Most parks and resorts also now sell memberships in their clubs, with the understanding that any violation of rules may be cause for cancellation. Bans against all body contact that were instituted fifty or more years ago have for the most part been dropped. This relaxation came about primarily because the true character of nudist resorts was no longer questioned. Not even the most avid objector to public nudity accuses nudists of holding orgies on resort grounds. Freed of this abnormal restraint, nudists have maintained the same high level of decorum as was evidenced before. But now they dare to show normal affection without fear of expulsion. A man and woman may walk arm-in-arm, bodies touching, without condemnation. The feared and unacceptable public sexual activity never did take place. Nudists are, after all, a great deal like their dressed neighbors, sharing with them conventional ideas about relationships and public display of affection.

These nudist parks now attract a definite upscale willing to pay a little extra cost to escape from nearby urban centers. Many of the nudist resorts along the Eastern seaboard are now established as the places to go when European naturists visit this country. Many national and regional organizations work to promote naturism/nudism including AANR, The Naturist Society, Beachfront USA, and the International Naturist Federation. It is these organizations that battle the courts, advertise and promote to the general public, and most importantly, educate those who are unaware of the ideals and benefits of nude recreation.

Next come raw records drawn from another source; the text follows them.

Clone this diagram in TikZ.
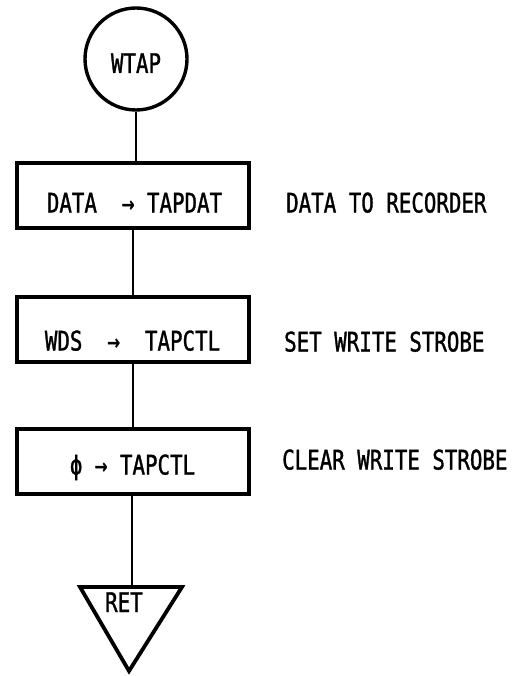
\documentclass[tikz,border=0pt]{standalone}
\usepackage{fontspec}
\setmainfont{DejaVu Sans Mono}[FakeStretch=0.77,FakeBold=1.2]
\begin{document}
\begin{tikzpicture}[x=1pt,y=-1pt,
  boxstyle/.style={draw, line width=3.8pt, minimum width=232pt, minimum height=65pt, inner sep=0pt},
  conn/.style={line width=2.6pt},
  txt/.style={inner sep=0pt, anchor=base, font=\fontsize{27}{32}\selectfont},
  note/.style={inner sep=0pt, anchor=base west, font=\fontsize{27}{32}\selectfont}]
\useasboundingbox (0,0) rectangle (516,676);
% start circle
\node[draw, circle, line width=3.4pt, minimum size=102pt, inner sep=0pt] (c) at (136,59) {};
\node[txt] (ct) at (136,73) {WTAP};
% boxes
\node[boxstyle] (b1) at (133,195.5) {};
\node[boxstyle] (b2) at (133,329.5) {};
\node[boxstyle] (b3) at (133,461.5) {};
\node[txt] (t1) at (134.5,212.5) {DATA\ \ → TAPDAT};
\node[txt] (t2) at (132.5,350.5) {WDS\ \ →\ \ TAPCTL};
\node[txt] (t3) at (132.5,474.5) {ϕ → TAPCTL};
% notes
\node[note] (n1) at (286,212.5) {DATA TO RECORDER};
\node[note] (n2) at (284,351.5) {SET WRITE STROBE};
\node[note] (n3) at (282,469.5) {CLEAR WRITE STROBE};
% return triangle
\coordinate (tl) at (80,587);
\coordinate (tr) at (182,587);
\coordinate (tb) at (129,671);
\draw[line width=3.8pt, line join=miter] (tl) -- (tr) -- (tb) -- cycle;
\node[txt] (ret) at (124,612) {RET};
% connectors
\draw[conn] (c.south) -- (c.south |- b1.north);
\draw[conn] (b1.south) -- (b2.north);
\draw[conn] (b2.south) -- (b3.north);
\draw[conn] ([xshift=-1pt]b3.south) -- ([xshift=-1pt]b3.south |- tl);
\end{tikzpicture}
\end{document}
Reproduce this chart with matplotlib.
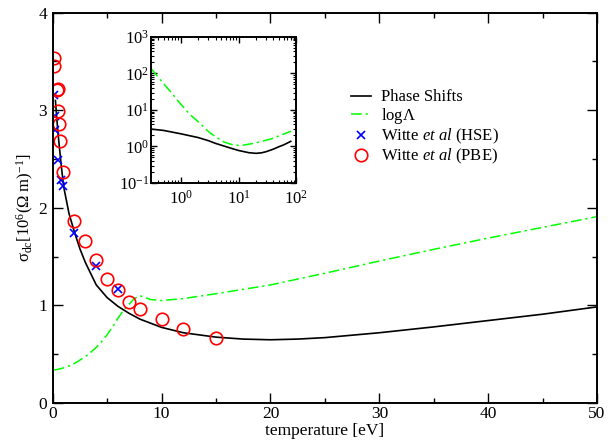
import numpy as np
import matplotlib
matplotlib.use('Agg')
import matplotlib.pyplot as plt
from matplotlib.ticker import MultipleLocator, LogLocator, NullFormatter
from matplotlib.lines import Line2D

### conductivity vs temperature, main panel plus log-log inset
plt.rcParams['font.family'] = ['Liberation Serif', 'DejaVu Serif']
plt.rcParams['mathtext.fontset'] = 'custom'
plt.rcParams['mathtext.rm'] = 'Liberation Serif'
plt.rcParams['mathtext.it'] = 'Liberation Serif:italic'
plt.rcParams['mathtext.bf'] = 'Liberation Serif:bold'

# main panel data
T_phase = [0.25, 0.35, 0.5, 0.75, 1, 1.5, 2, 2.5, 3, 4, 5, 6, 7, 8, 10, 12, 15, 17.5,
           20, 22.5, 25, 30, 35, 40, 45, 50]
sigma_phase = [3.1, 2.95, 2.75, 2.47, 2.22, 1.94, 1.75, 1.58, 1.44, 1.21, 1.08, 0.99, 0.92,
               0.86, 0.775, 0.72, 0.675, 0.655, 0.648, 0.655, 0.67, 0.72, 0.78, 0.845, 0.91, 0.985]
T_lambda = [0.1, 0.5, 1, 1.5, 2, 2.5, 3, 3.5, 4, 4.5, 5, 5.5, 6, 6.5, 7, 7.5, 8, 8.5, 9, 10,
            12, 15, 20, 25, 30, 35, 40, 45, 50]
sigma_lambda = [0.338, 0.345, 0.36, 0.38, 0.405, 0.44, 0.475, 0.52, 0.57, 0.63, 0.70, 0.78,
                0.87, 0.95, 1.01, 1.07, 1.10, 1.08, 1.06, 1.05, 1.07, 1.12, 1.21, 1.33, 1.455,
                1.575, 1.69, 1.80, 1.91]
T_hse = [0.12, 0.18, 0.24, 0.52, 0.74, 0.92, 2, 4, 6]
sigma_hse = [3.16, 2.94, 2.80, 2.49, 2.29, 2.22, 1.745, 1.40, 1.165]
T_pbe = [0.12, 0.12, 0.4, 0.45, 0.53, 0.62, 0.68, 0.93, 2, 3, 4, 5, 6, 7, 8, 10, 12, 15]
sigma_pbe = [3.54, 3.45, 3.21, 3.22, 2.99, 2.86, 2.69, 2.37, 1.87, 1.66, 1.47, 1.27, 1.16,
             1.035, 0.96, 0.865, 0.755, 0.67]

# inset data (log-log)
T_in_phase = [0.3, 0.5, 1, 2, 3, 4, 6, 8, 10, 15, 20, 25, 30, 40, 50, 60, 70, 80]
sigma_in_phase = [3.0, 2.75, 2.22, 1.75, 1.44, 1.21, 0.99, 0.86, 0.775, 0.675, 0.648, 0.67,
                  0.72, 0.845, 0.985, 1.10, 1.24, 1.38]
T_in_lambda = [0.3, 0.48, 0.72, 0.94, 1.4, 1.95, 3.1, 4.05, 5.65, 7.9, 11, 19, 37, 81]
sigma_in_lambda = [140, 57, 27, 16, 7.8, 4.9, 2.45, 1.8, 1.31, 1.11, 1.06, 1.23, 1.62, 2.62]

fig = plt.figure(figsize=(6.08, 4.43), dpi=100)
ax = fig.add_axes([0.0867, 0.0903, 0.8953, 0.8810])

dashdot = (0, (7, 2.5, 1.5, 2.5))
ax.plot(T_phase, sigma_phase, color='black', lw=1.2)
ax.plot(T_lambda, sigma_lambda, color='#00ff00', lw=1.1, linestyle=dashdot)
ax.plot(T_hse, sigma_hse, linestyle='none', marker='x', color='blue', ms=6, mew=1.2)
ax.plot(T_pbe, sigma_pbe, linestyle='none', marker='o', mfc='none', mec='red', ms=9, mew=1.2)

ax.set_xlim(0, 50)
ax.set_ylim(0, 4)
ax.xaxis.set_major_locator(MultipleLocator(10))
ax.xaxis.set_minor_locator(MultipleLocator(5))
ax.yaxis.set_major_locator(MultipleLocator(1))
ax.yaxis.set_minor_locator(MultipleLocator(0.5))
ax.tick_params(which='both', direction='in', top=True, right=True, labelsize=12.5, pad=2)
ax.tick_params(axis='y', pad=4)
ax.tick_params(which='major', length=7, width=1)
ax.tick_params(which='minor', length=3.5, width=1)
for s in ax.spines.values():
    s.set_linewidth(1.4)
ax.set_xlabel('temperature [eV]', fontsize=12.5, labelpad=1)
ax.set_ylabel(r'$\mathrm{\sigma}_{\mathrm{dc}}[10^6(\Omega\ \mathrm{m})^{-1}]$', fontsize=12, labelpad=2)

handles = [Line2D([], [], color='black', lw=1.2),
           Line2D([], [], color='#00ff00', lw=1.1, linestyle=dashdot),
           Line2D([], [], linestyle='none', marker='x', color='blue', ms=6, mew=1.2),
           Line2D([], [], linestyle='none', marker='o', mfc='none', mec='red', ms=9, mew=1.2)]
labels = ['Phase Shifts', r'log$\Lambda$', r'Witte $et\ al$ (HSE)', r'Witte $et\ al$ (PBE)']
fig.legend(handles, labels, loc='upper left', bbox_to_anchor=(0.578, 0.798), frameon=False,
           fontsize=12, handlelength=1.2, handletextpad=0.6, labelspacing=0.05,
           borderpad=0, borderaxespad=0)

# inset
axi = fig.add_axes([0.2479, 0.587, 0.2395, 0.3296])
axi.plot(T_in_phase, sigma_in_phase, color='black', lw=1.2)
axi.plot(T_in_lambda, sigma_in_lambda, color='#00ff00', lw=1.1, linestyle=dashdot)
axi.set_xscale('log')
axi.set_yscale('log')
axi.set_xlim(0.3, 100)
axi.set_ylim(0.1, 1000)
axi.xaxis.set_major_locator(LogLocator(base=10, numticks=10))
axi.yaxis.set_major_locator(LogLocator(base=10, numticks=10))
axi.xaxis.set_minor_locator(LogLocator(base=10, subs=np.arange(2, 10), numticks=20))
axi.yaxis.set_minor_locator(LogLocator(base=10, subs=np.arange(2, 10), numticks=20))
axi.xaxis.set_minor_formatter(NullFormatter())
axi.yaxis.set_minor_formatter(NullFormatter())
axi.tick_params(which='both', direction='in', top=True, right=True, labelsize=12)
axi.tick_params(axis='x', pad=5)
axi.tick_params(axis='y', pad=1)
axi.tick_params(which='major', length=4.5, width=1)
axi.tick_params(which='minor', length=2.5, width=0.8)
for s in axi.spines.values():
    s.set_linewidth(1.4)

plt.savefig('out.png', dpi=100)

After more than 75 years, nude recreation continues to grow as more people choose clothes-free vacations. Society's awareness of the naturalness of nudism continues to go forward, and those who practice social nudism/naturism look forward to the day when their chosen lifestyle no longer has to be practiced behind tall wooden fences or on remote sandy beaches.

Nudity and the Workplace

Is Discussing Nude Recreation at Work Sexual Harassment?

Erich Schuttauf is the Executive Director of AANR and a licensed Florida attorney. He received his Juris Doctor from Duke University School of Law and his BA from Purdue University. Erich is the author of two books, The Recruiting Manager's Guide and The Performance Management Guide, published by CCH Press.

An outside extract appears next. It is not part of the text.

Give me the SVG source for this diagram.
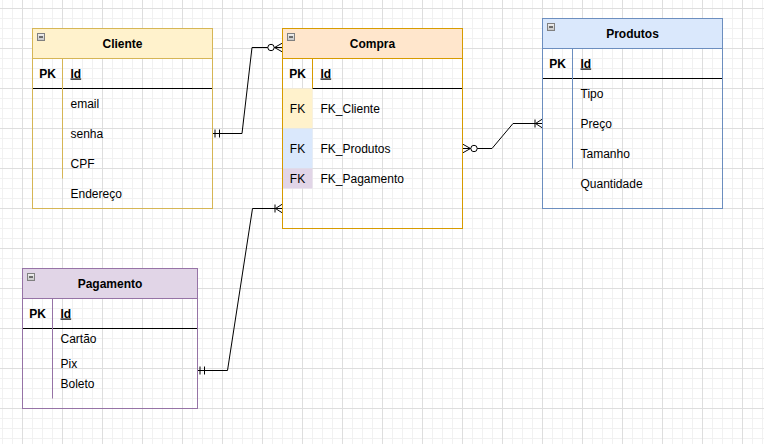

Imagine this scenario: It's lunchtime and you're back in the break room with a few co-workers. The conversation turns to one person's account of a recent vacation they enjoyed and, eventually, to the question What's the best vacation you've ever taken? Eventually, the question works its way around the table to you. Should you tell these people about that trip to the nude beach at Club Orient?

Imagine that you do. Lunchtime ends, then it's back to your desk. Two weeks later, you're surprised when your called into the Human Resources Director's office only to learn that there's been a sexual harassment complaint lodged against you. The problem? The discussion about nude beaches offended someone who took it to be sexual in nature. What do you do? Several times a year the AANR office receives telephone calls from members experiencing similar situations. We obviously enjoy nude recreation and we'd like the option of talking to others about it. Is it sexual harassment? Is it illegal? Can you be fired?

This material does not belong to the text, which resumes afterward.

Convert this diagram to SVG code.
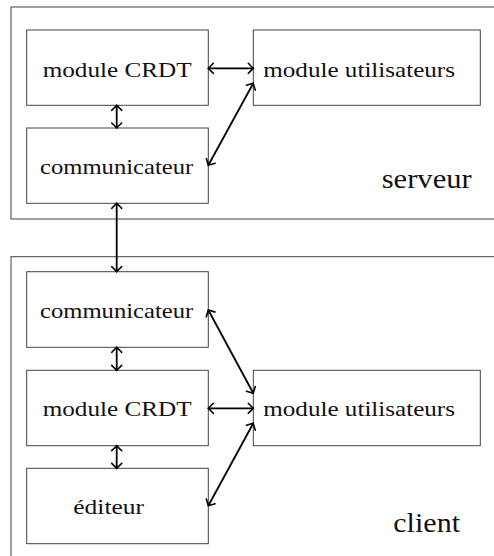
<svg xmlns="http://www.w3.org/2000/svg" width="494" height="556" viewBox="0 0 494 556">
<style>
.box{fill:none;stroke:#444;stroke-width:1}
text{font-family:'Liberation Serif','Times New Roman',serif;fill:#111}
.lbl{font-size:22px}
.big{font-size:28px}
.arr{fill:none;stroke:#000;stroke-width:1.8;marker-start:url(#ah);marker-end:url(#ah)}
</style>
<defs>
<marker id="ah" markerUnits="userSpaceOnUse" markerWidth="16" markerHeight="16" refX="0" refY="0" viewBox="-8 -8 16 16" orient="auto-start-reverse" overflow="visible">
<path d="M -5 -5 Q -1.3 -1.1 0 0 Q -1.3 1.1 -5 5" fill="none" stroke="#000" stroke-width="1.6" stroke-linecap="round"/>
</marker>
</defs>
<rect width="494" height="556" fill="#fff"/>
<g id="serveur">
<rect class="box" x="11" y="7" width="500" height="212"/>
<text class="big" x="381.7" y="188.3" textLength="90" lengthAdjust="spacingAndGlyphs">serveur</text>
</g>
<g id="client">
<rect class="box" x="11" y="256.7" width="500" height="320"/>
<text class="big" x="393.3" y="531.7" textLength="66.7" lengthAdjust="spacingAndGlyphs">client</text>
</g>
<g id="s-crdt">
<rect class="box" x="26.7" y="30" width="181.6" height="75.3"/>
<text class="lbl" x="42.7" y="76.7" textLength="149" lengthAdjust="spacingAndGlyphs">module CRDT</text>
</g>
<g id="s-users">
<rect class="box" x="253.3" y="30" width="227" height="75.3"/>
<text class="lbl" x="263.3" y="76.7" textLength="191.7" lengthAdjust="spacingAndGlyphs">module utilisateurs</text>
</g>
<g id="s-comm">
<rect class="box" x="26.7" y="128" width="181.6" height="75.3"/>
<text class="lbl" x="40" y="174.3" textLength="153.3" lengthAdjust="spacingAndGlyphs">communicateur</text>
</g>
<g id="c-comm">
<rect class="box" x="26.7" y="271.7" width="181.6" height="75.6"/>
<text class="lbl" x="40" y="318.3" textLength="153.3" lengthAdjust="spacingAndGlyphs">communicateur</text>
</g>
<g id="c-crdt">
<rect class="box" x="26.7" y="370.3" width="181.6" height="75.4"/>
<text class="lbl" x="42.7" y="416" textLength="149" lengthAdjust="spacingAndGlyphs">module CRDT</text>
</g>
<g id="c-users">
<rect class="box" x="253.3" y="370.3" width="227" height="75.4"/>
<text class="lbl" x="263.3" y="416" textLength="191.7" lengthAdjust="spacingAndGlyphs">module utilisateurs</text>
</g>
<g id="c-editeur">
<rect class="box" x="26.7" y="468.3" width="181.6" height="75.4"/>
<text class="lbl" x="73.3" y="514" textLength="70.7" lengthAdjust="spacingAndGlyphs">éditeur</text>
</g>
<g id="connectors">
<line class="arr" x1="208.3" y1="68.3" x2="253.3" y2="68.3"/>
<line class="arr" x1="116.7" y1="105.3" x2="116.7" y2="128"/>
<line class="arr" x1="253.3" y1="83.3" x2="208.3" y2="165.3"/>
<line class="arr" x1="116.7" y1="203.3" x2="116.7" y2="271.7"/>
<line class="arr" x1="208.3" y1="310" x2="253.3" y2="393.3"/>
<line class="arr" x1="208.3" y1="408.3" x2="253.3" y2="408.3"/>
<line class="arr" x1="208.3" y1="505.7" x2="253.3" y2="423.3"/>
<line class="arr" x1="116.7" y1="347.3" x2="116.7" y2="370.3"/>
<line class="arr" x1="116.7" y1="445.7" x2="116.7" y2="468.3"/>
</g>
</svg>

Does simply talking about nude recreation in and of itself constitute sexual harassment? The short and perhaps overly technical as well as simplistic answer is no. In the case of Gleason v. Mesirow Fin., 118 F. 3d 1134, 1145 (7th Cir. 1997) the U.S. Court of Appeals for the Seventh Circuit held that a supervisor had not committed harassment, although he told a subordinate that he had visited a nudist club over the weekend and on another occasion left a brochure on her desk with a note inviting her to join him. Employers may restrict conversations.

Does that mean you're free to say anything you want? Not so fast there. Just because a conversation didn't meet the legal test for the judges, doesn't mean that your employer will be okay with it. The fact is, in order to avoid finding themselves in court on close calls, many companies opt to draw a line well clear of anything that might trigger a lawsuit. Keep in mind that most Human Resources staff are not lawyers. They're going to err on the side of caution and may choose to take disciplinary action against you.

With some gray areas in both law and customs, many — and especially those for whom losing a job would be especially costly — wisely and rightfully choose to confine their conversations about nudism to family and friends outside the workplace. For those who feel they know co-workers better (or who have co-workers who already know about their nude travel), there are some guidelines that at a minimum, should be strictly observed:

  • Review your employee handbook and company policies on sexual harassment and acceptable conversations in the workplace;
  • Make sure any conversations occur on personal time, not work time. In some cases, it's not what was said but when and where the person said it that infuriates an employer. After all, you're being paid to further the company's business;
  • Small groups are usually better forums than one-on-one conversations where there are no other witnesses to what was and wasn't said;
  • Avoid directing or targeting comments about nude recreation to members of just one gender;
  • If there happens to be a discussion, it may be best to keep things brief and to points like we went to a club in Florida or a beach in St. Marten at first, and leave it to others to follow up with questions at a later time;
  • This should go without saying, but avoid anything bordering on the suggestive;
  • If anyone appears uncomfortable with the discussion, or voices discomfort with the subject, it's best to end the conversation or turn to a different subject immediately.

Please remember that these general rules of thumb are not a substitute for using common sense. If you are questioned about a discussion on nude recreation, AANR is available to assist you with educating employers or union representatives about the laws concerning sexual harassment and nudism.

A few additional words about some special circumstances:

  • Be especially careful if your workplace involves regular contact with minors who may be in earshot of the discussion such as a school or daycare center.
  • If you have been counseled by an employer or otherwise warned against having these types of discussions, then your company's position is clear.
  • Many workplaces adopt strict Internet usage policies that prohibit using company computers for personal use and, especially for anything bordering on what it considers to be pornography. While you may understand the difference between that and researching your next nude holiday, don't assume that your employer will.